The Chancellor also signalled a retreat on plans to impose VAT on static caravans as the Treasury announced climbdowns, at a total cost of £70m, on two contentious Budget provisions.

The Treasury said VAT would still be imposed on some hot foods that are currently zero-rated, such as hot chickens wrapped in heat-retaining packaging sold in supermarket rotisseries.

But by narrowing the scope of his proposals, Mr Osborne has taken the heat out of an issue that was seriously damaging the Government.

In his March Budget speech, Mr Osborne said he was closing a loophole which meant that VAT is charged on some hot takeaway food, such as fish and chips, while most was zero-rated. He announced that VAT would be charged at 20 per cent on any food sold at above-ambient temperature, except for freshly baked bread.
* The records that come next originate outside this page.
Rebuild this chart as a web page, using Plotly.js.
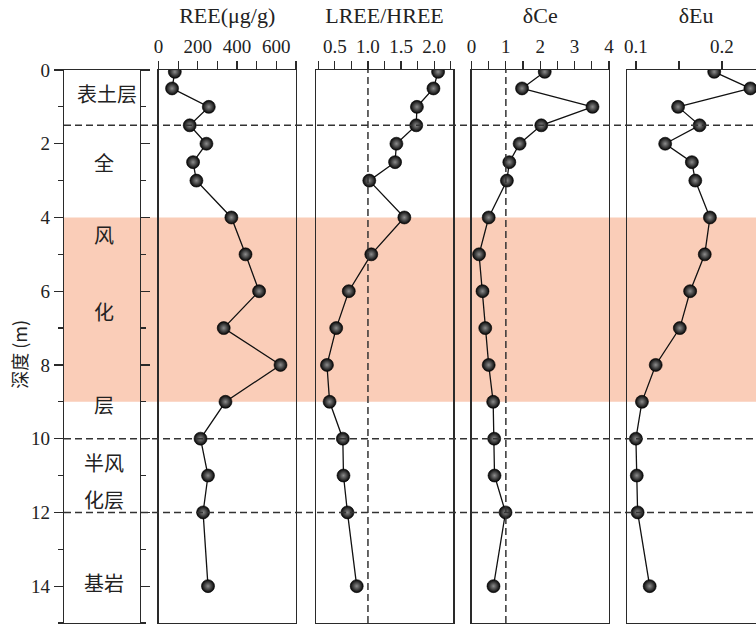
<!DOCTYPE html>
<html>
<head>
<meta charset="utf-8">
<script src="https://cdn.plot.ly/plotly-3.0.1.min.js"></script>
<style>
html,body{margin:0;padding:0;overflow:hidden;background:#fff;}
#chart{width:775px;height:625px;}
</style>
</head>
<body>
<div id="chart"></div>
<script>
// depth (m) of each sample
const depth = [0.05, 0.5, 1, 1.5, 2, 2.5, 3, 4, 5, 6, 7, 8, 9, 10, 11, 12, 14];
// REE (μg/g)
const ree = [83, 69, 256, 159, 244, 176, 193, 371, 443, 512, 332, 621, 341, 214, 252, 227, 252];
// LREE/HREE
const lreeHree = [2.06, 1.99, 1.74, 1.73, 1.43, 1.41, 1.02, 1.55, 1.05, 0.71, 0.52, 0.38, 0.42, 0.62, 0.63, 0.69, 0.83];
// δCe
const deltaCe = [2.13, 1.47, 3.52, 2.03, 1.40, 1.10, 1.03, 0.50, 0.22, 0.32, 0.40, 0.50, 0.63, 0.66, 0.67, 0.99, 0.64];
// δEu
const deltaEu = [0.191, 0.233, 0.149, 0.174, 0.134, 0.165, 0.169, 0.186, 0.180, 0.163, 0.151, 0.123, 0.107, 0.100, 0.101, 0.102, 0.116];

// layer labels
const layerLabels = ['表土层', '全', '风', '化', '层', '半风', '化层', '基岩'];
const layerLabelDepth = [0.65, 2.5, 4.47, 6.55, 9.08, 10.65, 11.65, 13.9];
const layerLabelPos = [0.57, 0.52, 0.52, 0.52, 0.52, 0.52, 0.52, 0.53];
// boundaries
const boundaryDepths = [1.5, 10, 12];
const bandTop = 4, bandBottom = 9;

const W = 775;
const dom = (a, b) => [a / W, b / W];
const serif = 'Liberation Serif, Times New Roman, serif';
const cjk = 'Noto Sans CJK SC, sans-serif';
const lineCol = '#2a2a2a';

function mk(x, xa) {
  return {
    x: x, y: depth, xaxis: xa, yaxis: 'y',
    type: 'scatter', mode: 'lines+markers',
    line: {color: '#111', width: 1.3},
    marker: {size: 13, color: '#050505', gradient: {type: 'radial', color: '#8c8c8c'},
             line: {width: 0.6, color: '#000'}},
    showlegend: false, hoverinfo: 'x+y'
  };
}

const data = [
  mk(ree, 'x2'), mk(lreeHree, 'x3'), mk(deltaCe, 'x4'), mk(deltaEu, 'x5')
];

function topAxis(domain, range, dtick, minorDtick, title, fmt) {
  return {
    domain: domain, range: range, side: 'top', anchor: 'y',
    showline: true, mirror: true, linecolor: lineCol, linewidth: 1.2,
    ticks: 'outside', ticklen: 8, tickwidth: 1.2, tickcolor: lineCol,
    tick0: 0, dtick: dtick, tickformat: fmt || '',
    minor: {dtick: minorDtick, ticks: 'outside', ticklen: 8, tickwidth: 1.2, tickcolor: lineCol},
    showgrid: false, zeroline: false,
    tickfont: {family: serif, size: 19, color: '#222'},
    title: {text: title, font: {family: serif, size: 22, color: '#222'}, standoff: 6},
    fixedrange: true
  };
}

const shapes = [];
// shaded band (behind)
shapes.push({type: 'rect', xref: 'paper', yref: 'y', x0: 64 / W, x1: 1, y0: bandTop, y1: bandBottom,
  fillcolor: '#FACDB8', line: {width: 0}, layer: 'below'});
// horizontal boundary lines
boundaryDepths.forEach(d => shapes.push({type: 'line', xref: 'paper', yref: 'y', x0: 64 / W, x1: 1, y0: d, y1: d,
  line: {color: '#333', width: 1.5, dash: '7px,4px'}}));
// vertical reference lines at 1
['x3', 'x4'].forEach(xa => shapes.push({type: 'line', xref: xa, yref: 'paper', x0: 1, x1: 1, y0: 0, y1: 1,
  line: {color: '#333', width: 1.5, dash: '7px,4px'}}));

const annotations = layerLabels.map((t, i) => ({
  text: t, xref: 'x', yref: 'y', x: layerLabelPos[i], y: layerLabelDepth[i], showarrow: false,
  xanchor: 'center', yanchor: 'middle',
  font: {family: cjk, size: 20, color: '#222'}
}));
annotations.push({text: '深度 (m)', xref: 'paper', yref: 'paper', x: 19 / W, y: 0.485, textangle: -90,
  xanchor: 'center', yanchor: 'middle',
  showarrow: false, font: {family: cjk, size: 18, color: '#222'}});

const layout = {
  width: W, height: 625,
  margin: {l: 0, r: 0, t: 70, b: 2},
  paper_bgcolor: '#fff', plot_bgcolor: 'rgba(0,0,0,0)',
  showlegend: false,
  xaxis: {domain: dom(64, 140), range: [0, 1], showline: true, mirror: true, linecolor: lineCol, linewidth: 1.2,
          showticklabels: false, ticks: '', showgrid: false, zeroline: false, fixedrange: true, side: 'top', anchor: 'y'},
  xaxis2: topAxis(dom(158.5, 296), [0, 700], 200, 100, 'REE(μg/g)'),
  xaxis3: topAxis(dom(315.7, 453.3), [0.21, 2.29], 0.5, 0.25, 'LREE/HREE', '.1f'),
  xaxis4: topAxis(dom(471.5, 609), [0, 4], 1, 0.5, 'δCe'),
  xaxis5: topAxis(dom(627.3, 765), [0.09, 0.25], 0.1, 0.05, 'δEu', '.1f'),
  yaxis: {
    domain: [0, 1], range: [15, 0], anchor: 'x',
    showline: true, mirror: 'all', linecolor: lineCol, linewidth: 1.2,
    ticks: 'outside', ticklen: 9, tickwidth: 1.2, tickcolor: lineCol,
    tick0: 0, dtick: 2,
    minor: {dtick: 1, ticks: 'outside', ticklen: 5, tickwidth: 1.2, tickcolor: lineCol},
    showgrid: false, zeroline: false,
    tickfont: {family: serif, size: 19, color: '#222'},
    fixedrange: true
  },
  shapes: shapes,
  annotations: annotations
};

Plotly.newPlot('chart', data, layout, {displayModeBar: false, staticPlot: true});
</script>
</body>
</html>
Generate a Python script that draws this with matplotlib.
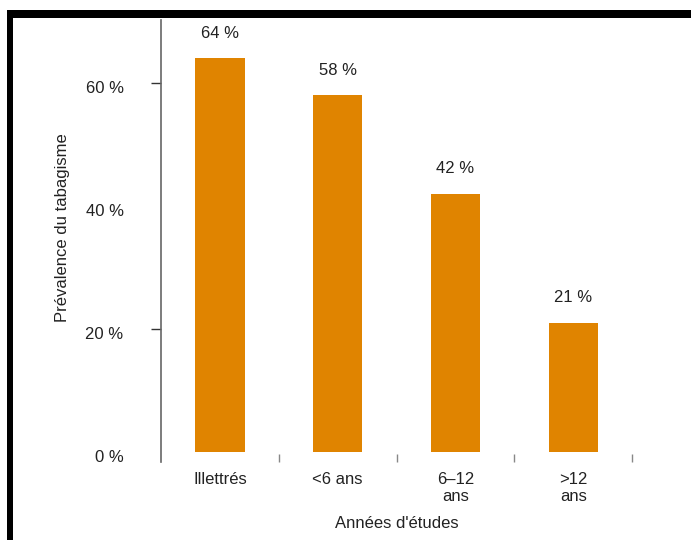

Objectors claimed that the "pasty tax" proposal would force high street bakers out of business, and create a new anomaly, because some freshly baked food would be above ambient temperature on a cold day but not when the sun was shining.

Opponents included all six MPs with Cornish seats – three Tories, and three Liberal Democrats. George Eustice, Tory MP for Camborne and Redruth, said the climbdown would answer the protesters' objections. "They have accepted the argument – provided there is no attempt to keep pasties artificially hot," he said.

Mr Osborne had originally intended to impose VAT of 20 per cent on static caravans, but will now scale it back to 5 per cent and delay implementation from October to April next year.

The planned "caravan tax" had been opposed by several Tory MPs and the Government's majority shrank to just 25 in a Commons vote on the issue.

Graham Stuart, MP for Beverley and Holderness, said: "It is great news for the manufacturing industry and also for the park and coastal communities."

David Gauke, the Treasury minister, said last night: "We've listened to the case that was put to us. On VAT our aim has always been to remove anomalies."

But the shadow Treasury minister, Chris Leslie, said: "I think they were forced to listen to the total bewilderment of the public who were completely astonished at these rather odd decisions. The other reason they have made this decision is the Commons is in recess, so there is no ability to challenge them in Parliament."